The first is “Reordering” populism, and its representation is broad not sectarian. Its appeal is the idea of restructuring the moral order, such as by championing, or else using, issues like poverty uplift, farmer’s rights etc., to further political gains. Politician who successfully push such agendas and emerge as leaders also tend to be majoritarian and autocratic.
The second is “Additive” populism, and in this would fall campaigns for inclusion by those excluded. A political movement for instance by Nepalis for inclusion in the larger scheme of Manipur political establishment would fit this category. These seek realignment not radical restructuring.
The third is what the authors call “Quotidian” populism. These popularist politicians seek to create their exclusive constituencies, and then to have the exclusivity of their constituencies preserved for their vested ends. They are partisan and their popularist political interest is to keep societies polarised.
Quite obviously, in the hotly contested political arena of Manipur, there are players of all these different brands of political populism. Followers of politics of the state in the wake of the state’s nearly two-year-old ethnic strife between two of the state’s major communities, Meiteis and Kuki-Zos would have also noticed this.
This fight should have remained between the Government of Manipur, then headed by Biren Singh, and the Kuki-Zo tribes, considering the chief reasons for all the animus were Singh’s drive against forest encroachers, poppy cultivation and illegal migration, pursued rather insensitively and with accusatory populist fanfare that would have been dehumanising and humiliating for those at the receiving end.
Unfortunately, politics of populism of Singh as well as well as his elite adversaries on the other side of the fence, competitively built waves of ethnic paranoia in their respective constituencies for their brands of politics to ride on, ensuring in the process that the hostilities transformed into communal enmity.
The current spell of PR is unlikely to last long and probably a new BJP government will take charge sooner than later. Be it for such a government or continued PR, the challenges ahead are far from simple.
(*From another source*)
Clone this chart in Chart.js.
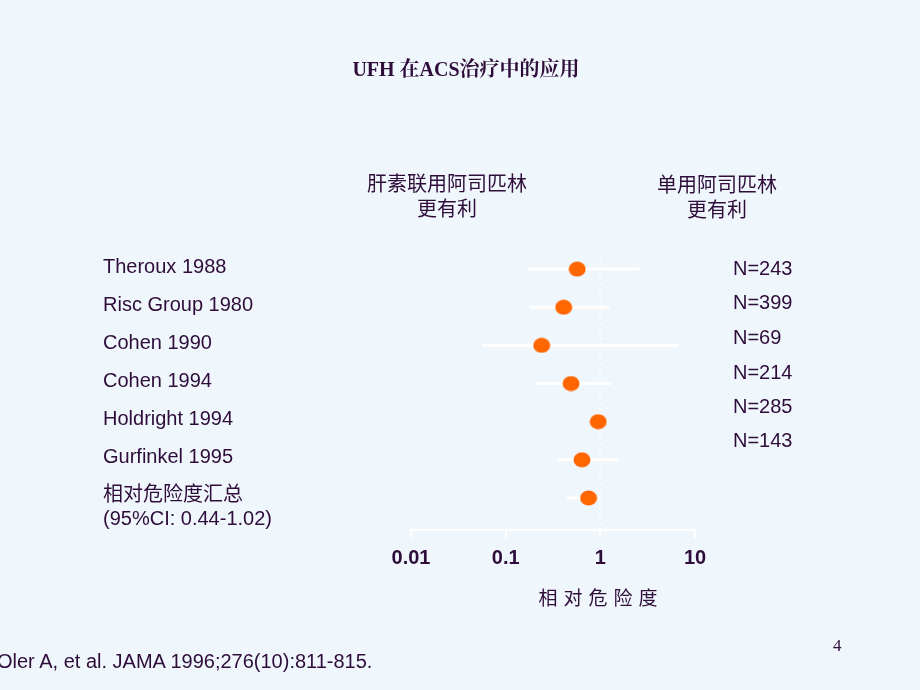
<!DOCTYPE html>
<html>
<head>
<meta charset="utf-8">
<script src="https://cdn.jsdelivr.net/npm/chart.js@4/dist/chart.umd.min.js"></script>
<style>
    body { margin: 0; background: #EFF6FC; }
    #wrap { position: relative; width: 920px; height: 690px; overflow: hidden; background: #EFF6FC; }
    #chart { position: absolute; left: 0; top: 0; }
    .txt { position: absolute; color: #2E0D3A; font-family: 'Liberation Sans', Arial, 'Noto Sans CJK SC', sans-serif; white-space: nowrap; }
    .center { transform: translate(-50%, -50%); text-align: center; }
    .left { transform: translateY(-50%); }
    #title { font-family: 'Liberation Serif', 'Noto Serif CJK SC', 'Noto Sans CJK SC', serif; font-weight: bold; font-size: 20px; }
    .head { font-family: 'Noto Sans CJK SC', sans-serif; font-size: 20px; line-height: 25px; }
</style>
</head>
<body>
<div id="wrap">
    <canvas id="chart" width="920" height="690"></canvas>
    <div id="title" class="txt center" style="left:466px; top:67px;">UFH 在ACS治疗中的应用</div>
    <div class="txt center head" style="left:447px; top:195px;">肝素联用阿司匹林<br>更有利</div>
    <div class="txt center head" style="left:717px; top:196px;">单用阿司匹林<br>更有利</div>
    <div id="nLabels"></div>
    <div class="txt center" style="left:601px; top:596px; font-family:'Noto Sans CJK SC'; font-size:19px; letter-spacing:6px;">相对危险度</div>
    <div class="txt left" style="left:-3px; top:661px; font-size:20px;">Oler A, et al. JAMA 1996;276(10):811-815.</div>
    <div class="txt left" style="left:833px; top:646px; font-family:'Liberation Serif', serif; font-size:17px;">4</div>
</div>
<script>
const studies = ['Theroux 1988', 'Risc Group 1980', 'Cohen 1990', 'Cohen 1994', 'Holdright 1994', 'Gurfinkel 1995', ['相对危险度汇总', '(95%CI: 0.44-1.02)']];
const riskRatio = [0.57, 0.41, 0.24, 0.49, 0.95, 0.64, 0.75];
const ciLow = [0.17, 0.18, 0.056, 0.21, 0.88, 0.35, 0.44];
const ciHigh = [2.6, 1.25, 6.7, 1.3, 1.05, 1.55, 1.02];
const nLabels = ['N=243', 'N=399', 'N=69', 'N=214', 'N=285', 'N=143'];
const xTicks = [0.01, 0.1, 1, 10];

const textColor = '#2E0D3A';

// N= labels on the right
const nTop = [268, 302, 337, 372, 406, 440];
nLabels.forEach((t, i) => {
    const d = document.createElement('div');
    d.className = 'txt left';
    d.style.left = '733px';
    d.style.top = nTop[i] + 'px';
    d.style.fontSize = '20px';
    d.textContent = t;
    document.getElementById('nLabels').appendChild(d);
});

// ellipse marker
const dot = document.createElement('canvas');
dot.width = 18;
dot.height = 16;
const dctx = dot.getContext('2d');
dctx.fillStyle = '#FF6600';
dctx.beginPath();
dctx.ellipse(9, 8, 8.5, 7.5, 0, 0, Math.PI * 2);
dctx.fill();

const forestPlugin = {
    id: 'forest',
    beforeDatasetsDraw(chart) {
        const ctx = chart.ctx;
        const xs = chart.scales.x;
        const ys = chart.scales.y;
        ctx.save();
        // dotted line at RR = 1
        ctx.strokeStyle = '#FFFFFF';
        ctx.lineWidth = 2;
        ctx.setLineDash([2, 3]);
        ctx.beginPath();
        ctx.moveTo(xs.getPixelForValue(1), chart.chartArea.top);
        ctx.lineTo(xs.getPixelForValue(1), chart.chartArea.bottom);
        ctx.stroke();
        // confidence intervals
        ctx.setLineDash([]);
        ctx.lineWidth = 3;
        riskRatio.forEach((v, i) => {
            const y = ys.getPixelForValue(i);
            ctx.beginPath();
            ctx.moveTo(xs.getPixelForValue(ciLow[i]), y);
            ctx.lineTo(xs.getPixelForValue(ciHigh[i]), y);
            ctx.stroke();
        });
        ctx.restore();
    },
    afterDraw(chart) {
        const ctx = chart.ctx;
        const ys = chart.scales.y;
        ctx.save();
        ctx.fillStyle = textColor;
        ctx.font = '20px "Liberation Sans", Arial, "Noto Sans CJK SC"';
        ctx.textAlign = 'left';
        ctx.textBaseline = 'middle';
        studies.forEach((s, i) => {
            const y = ys.getPixelForValue(i) - 3;
            const lines = Array.isArray(s) ? s : [s];
            lines.forEach((line, j) => ctx.fillText(line, 103, y + 1 + j * 24));
        });
        ctx.restore();
    }
};

new Chart(document.getElementById('chart'), {
    type: 'scatter',
    data: {
        datasets: [{
            data: riskRatio.map((v, i) => ({ x: v, y: i })),
            pointStyle: dot,
            pointRadius: 8,
            pointHoverRadius: 8
        }]
    },
    options: {
        responsive: false,
        animation: false,
        events: [],
        layout: { padding: { left: 411, right: 225, top: 258, bottom: 120 } },
        plugins: { legend: { display: false }, tooltip: { enabled: false } },
        scales: {
            x: {
                type: 'logarithmic',
                min: 0.01,
                max: 10,
                afterBuildTicks: scale => { scale.ticks = xTicks.map(v => ({ value: v })); },
                afterFit: scale => { scale.height = 40; },
                grid: { drawOnChartArea: false, drawTicks: true, tickLength: 8, color: '#FFFFFF', lineWidth: 2 },
                border: { display: true, color: '#FFFFFF', width: 2 },
                ticks: {
                    color: textColor,
                    padding: 8,
                    maxRotation: 0,
                    autoSkip: false,
                    font: { family: '"Liberation Sans", Arial', size: 20, weight: 'bold' },
                    callback: v => String(v)
                }
            },
            y: {
                type: 'linear',
                display: false,
                reverse: true,
                min: -0.29,
                max: 6.84
            }
        }
    },
    plugins: [forestPlugin]
});
</script>
</body>
</html>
On consideration of the irridenta reality, population movements across the international border must continue to be allowed but not unaccounted, just as drive against poppy cultivation or forest encroachment must continue, though sensibly and sensitively.
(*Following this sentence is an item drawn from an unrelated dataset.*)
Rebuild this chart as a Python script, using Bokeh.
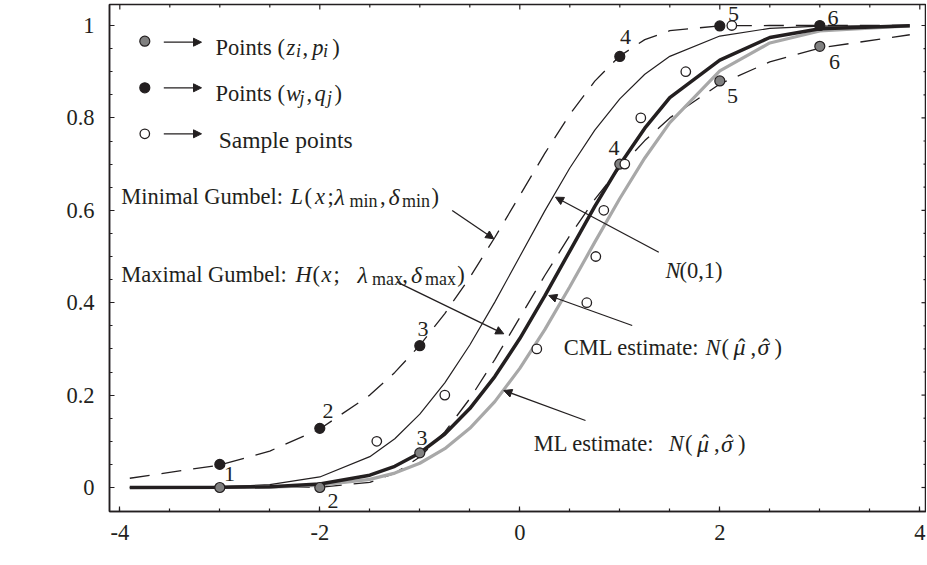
from bokeh.plotting import figure
from bokeh.models import Label, Arrow, NormalHead, FixedTicker, Range1d
from bokeh.core.properties import value
from bokeh.embed import file_html
from bokeh.resources import INLINE

# ---------------- data ----------------
curve_x = [-3.9, -3.0, -2.5, -2.0, -1.5, -1.25, -1.0, -0.75, -0.5, -0.25, 0.0,
           0.25, 0.5, 0.75, 1.0, 1.25, 1.5, 2.0, 2.5, 3.0, 3.9]
min_gumbel = [0.0200, 0.0486, 0.0788, 0.1266, 0.2000, 0.2491, 0.3078, 0.3765, 0.4548, 0.5411, 0.6321,
              0.7231, 0.8077, 0.8796, 0.9340, 0.9695, 0.9887, 0.9994, 1.0000, 1.0000, 1.0000]
max_gumbel = [0.0000, 0.0000, 0.0000, 0.0006, 0.0113, 0.0305, 0.0660, 0.1204, 0.1923, 0.2769, 0.3679,
              0.4589, 0.5452, 0.6235, 0.6922, 0.7509, 0.8000, 0.8734, 0.9212, 0.9514, 0.9800]
std_normal = [0.0000, 0.0013, 0.0062, 0.0228, 0.0668, 0.1056, 0.1587, 0.2266, 0.3085, 0.4013, 0.5000,
              0.5987, 0.6915, 0.7734, 0.8413, 0.8944, 0.9332, 0.9772, 0.9938, 0.9987, 1.0000]
cml_estimate = [0.0000, 0.0003, 0.0018, 0.0077, 0.0267, 0.0459, 0.0748, 0.1158, 0.1708, 0.2401, 0.3224,
                0.4146, 0.5118, 0.6083, 0.6985, 0.7778, 0.8437, 0.9250, 0.9740, 0.9930, 0.9996]
ml_estimate = [0.0000, 0.0002, 0.0010, 0.0048, 0.0176, 0.0312, 0.0525, 0.0840, 0.1280, 0.1859, 0.2578,
               0.3417, 0.4345, 0.5311, 0.6255, 0.7133, 0.7899, 0.9017, 0.9622, 0.9882, 0.9991]

z_i = [-3, -2, -1, 1, 2, 3]
p_i = [0.0, 0.0, 0.075, 0.70, 0.88, 0.955]
w_j = [-3, -2, -1, 1, 2, 3]
q_j = [0.05, 0.128, 0.307, 0.933, 0.999, 1.0]
sample_x = [-1.43, -0.75, 0.17, 0.67, 0.76, 0.84, 1.05, 1.21, 1.66, 2.12]
sample_y = [0.1, 0.2, 0.3, 0.4, 0.5, 0.6, 0.7, 0.8, 0.9, 1.0]

gray_nums = ["", "2", "3", "4", "5", "6"]
black_nums = ["1", "2", "3", "4", "5", "6"]

x_ticks = [-4, -2, 0, 2, 4]
x_tick_labels = ["-4", "-2", "0", "2", "4"]
x_minor = [-4, -3.5, -3, -2.5, -2, -1.5, -1, -0.5, 0, 0.5, 1, 1.5, 2, 2.5, 3, 3.5, 4]
y_ticks = [0, 0.2, 0.4, 0.6, 0.8, 1.0]
y_tick_labels = ["0", "0.2", "0.4", "0.6", "0.8", "1"]
y_minor = [0, 0.05, 0.1, 0.15, 0.2, 0.25, 0.3, 0.35, 0.4, 0.45, 0.5,
           0.55, 0.6, 0.65, 0.7, 0.75, 0.8, 0.85, 0.9, 0.95, 1.0]

# ---------------- layout helpers (picture pixels -> data) ----------------
X0_PX, XS = 519.3, 100.0
Y0_PX, YS = 487.0, 462.0
def px2x(px):
    return (px - X0_PX) / XS
def py2y(py):
    return (Y0_PX - py) / YS

FONT = "Liberation Serif"
FS = "22.5px"
SUB = "18px"
GR = "24px"
INK = "#231f20"

W, H = 926, 565
FL, FR, FT, FB = 109, 926, 4, 511
XL, XR = px2x(FL), px2x(FR)
YB, YT = py2y(FB), py2y(FT)

p = figure(width=W, height=H,
           x_range=Range1d(XL, XR), y_range=Range1d(YB, YT),
           output_backend="svg", toolbar_location=None,
           min_border_left=FL, min_border_right=W - FR, min_border_top=FT, min_border_bottom=H - FB,
           background_fill_color="white", border_fill_color="white")
p.grid.visible = False
p.outline_line_color = INK
p.outline_line_width = 1.5

for ax in (p.xaxis[0], p.yaxis[0]):
    ax.axis_line_color = INK
    ax.axis_line_width = 1.5
    ax.major_tick_in = 5
    ax.major_tick_out = 0
    ax.minor_tick_in = 3
    ax.minor_tick_out = 0
    ax.major_tick_line_color = INK
    ax.minor_tick_line_color = INK
    ax.major_tick_line_width = 1.2
    ax.minor_tick_line_width = 1.2
    ax.major_label_text_font = FONT
    ax.major_label_text_font_size = FS
    ax.major_label_text_color = INK
p.xaxis.ticker = FixedTicker(ticks=x_ticks, minor_ticks=x_minor)
p.yaxis.ticker = FixedTicker(ticks=y_ticks, minor_ticks=y_minor)
p.xaxis.major_label_overrides = dict(zip(x_ticks, x_tick_labels))
p.yaxis.major_label_overrides = dict(zip(y_ticks, y_tick_labels))
p.xaxis.major_label_standoff = 13
p.yaxis.major_label_standoff = 15

# ticks on the top and right frame edges (inward, no labels)
tlen_top = [(5 if v in x_ticks else 3) / YS for v in x_minor]
p.segment(x0=x_minor, y0=[YT] * len(x_minor), x1=x_minor,
          y1=[YT - t for t in tlen_top], line_color=INK, line_width=1.2)
tlen_right = [(5 if v in y_ticks else 3) / XS for v in y_minor]
p.segment(x0=[XR] * len(y_minor), y0=y_minor, x1=[XR - t for t in tlen_right],
          y1=y_minor, line_color=INK, line_width=1.2)

# ---------------- curves ----------------
p.line(curve_x, min_gumbel, line_color=INK, line_width=1.3, line_dash="20 12")
p.line(curve_x, max_gumbel, line_color=INK, line_width=1.3, line_dash="20 12")
p.line(curve_x, std_normal, line_color=INK, line_width=1.2)
p.line(curve_x, ml_estimate, line_color="#a8a8a8", line_width=3.2)
p.line(curve_x, cml_estimate, line_color=INK, line_width=3.5)

# ---------------- points ----------------
p.scatter(z_i, p_i, size=10, fill_color="#808080", line_color=INK, line_width=1.2)
p.scatter(w_j, q_j, size=10, fill_color=INK, line_color=INK, line_width=1.2)
p.scatter(sample_x, sample_y, size=9.5, fill_color="white", line_color=INK, line_width=1.3)

black_dx = [9.7, 8.2, 3.2, 5.7, 13.7, 13.2]
black_dy = [9.6, -17.4, -16.9, -19.5, -11.5, -7.5]
gray_dx = [0, 13.2, 2.2, -5.8, 12.7, 14.7]
gray_dy = [0, 13.5, -14.8, -16.1, 15.1, 15.7]
p.text(w_j, q_j, text=black_nums, x_offset=black_dx, y_offset=black_dy,
       text_align="center", text_baseline="middle", text_font=value(FONT),
       text_font_size="22px", text_color=INK)
p.text(z_i, p_i, text=gray_nums, x_offset=gray_dx, y_offset=gray_dy,
       text_align="center", text_baseline="middle", text_font=value(FONT),
       text_font_size="22px", text_color=INK)

# ---------------- rich text helper ----------------
def rich(runs, base_py, size=FS, sub_size=SUB):
    for run in runs:
        txt, kind, px = run[:3]
        sub = kind in ("s", "si")
        fs = run[3] if len(run) > 3 else (sub_size if sub else size)
        p.add_layout(Label(
            x=px2x(px), y=py2y(base_py + (4 if sub else 0)), text=txt,
            text_font=FONT, text_font_size=fs,
            text_font_style="italic" if kind in ("i", "si") else "normal",
            text_color=INK, text_align="left", text_baseline="alphabetic"))

def arrow(x0, y0, x1, y1):
    p.add_layout(Arrow(end=NormalHead(size=8, fill_color=INK, line_color=INK, line_width=1),
                       x_start=px2x(x0), y_start=py2y(y0), x_end=px2x(x1), y_end=py2y(y1),
                       line_color=INK, line_width=1.3))

# legend (manual)
LEG_X = 144.3
leg_rows = [40.7, 87.3, 133.3]
p.scatter([px2x(LEG_X)], [py2y(leg_rows[0])], size=10, fill_color="#808080", line_color=INK, line_width=1.2)
p.scatter([px2x(LEG_X)], [py2y(leg_rows[1])], size=10, fill_color=INK, line_color=INK, line_width=1.2)
p.scatter([px2x(LEG_X)], [py2y(leg_rows[2])], size=9.5, fill_color="white", line_color=INK, line_width=1.3)
for ry in [41.7, 87.3, 133.3]:
    arrow(163.3, ry, 201, ry)
rich([("Points (", "r", 215), ("z", "i", 286), ("i", "si", 295.5), (",", "r", 302),
      ("p", "i", 311.7), ("i", "si", 322.5), (")", "r", 331.7)], 46.5)
rich([("Points (", "r", 215), ("w", "i", 285.5), ("j", "si", 299), (",", "r", 306),
      ("q", "i", 314), ("j", "si", 326.5), (")", "r", 334)], 93)
rich([("Sample points", "r", 218.3)], 139.5, size="23.5px")

# curve annotations
rich([("Minimal Gumbel:", "r", 120.7), ("L", "i", 290), ("(", "r", 304), ("x", "i", 314.5),
      (";", "r", 327), ("\u03bb", "i", 334, GR), ("min", "s", 349), (",", "r", 379.5),
      ("\u03b4", "i", 388, GR), ("min", "s", 401.5), (")", "r", 431)], 196)
arrow(451.7, 210, 493.3, 238.3)

rich([("Maximal Gumbel:", "r", 120.7), ("H", "i", 295), ("(", "r", 312), ("x", "i", 321),
      (";", "r", 333), ("\u03bb", "i", 357, GR), ("max", "s", 371.5), (",", "r", 401.7),
      ("\u03b4", "i", 410.5, GR), ("max", "s", 424.5), (")", "r", 456.7)], 274)
arrow(396.7, 281.7, 503.3, 333.3)

rich([("N", "i", 665), ("(0,1)", "r", 679)], 270)
arrow(658.3, 251.7, 555, 196.7)

rich([("CML estimate:", "r", 563.3), ("N", "i", 705), ("(", "r", 721),
      ("\u03bc", "i", 733, GR), ("\u02c6", "r", 737.5), (",", "r", 750),
      ("\u03c3", "i", 757, GR), ("\u02c6", "r", 761.5), (")", "r", 774)], 346.7)
arrow(631.7, 325, 548.3, 295)

rich([("ML estimate:", "r", 533.3), ("N", "i", 668.3), ("(", "r", 684.5),
      ("\u03bc", "i", 696.5, GR), ("\u02c6", "r", 701), (",", "r", 713.5),
      ("\u03c3", "i", 720.5, GR), ("\u02c6", "r", 725), (")", "r", 737.5)], 443.3)
arrow(585, 420, 503.3, 390)

# axis titles
rich([("F", "i", 22), ("(", "r", 35), ("x", "i", 42), (")", "r", 51)], 256, size="22px")
rich([("x", "i", 507)], 552)

open("out.html", "w").write(file_html(p, INLINE))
But above all, the effort must be for an end to the senseless communal hostilities. In the long run, politics must shed populism and instead be consensual, shaped by the principle that promoting the greater common good guarantees the enlightened self-interest of all. Manipur’s political history since it became a full-fledge state in 1972 has evidences of this character, and anybody from any community can emerge as chief minister depending solely on calibre.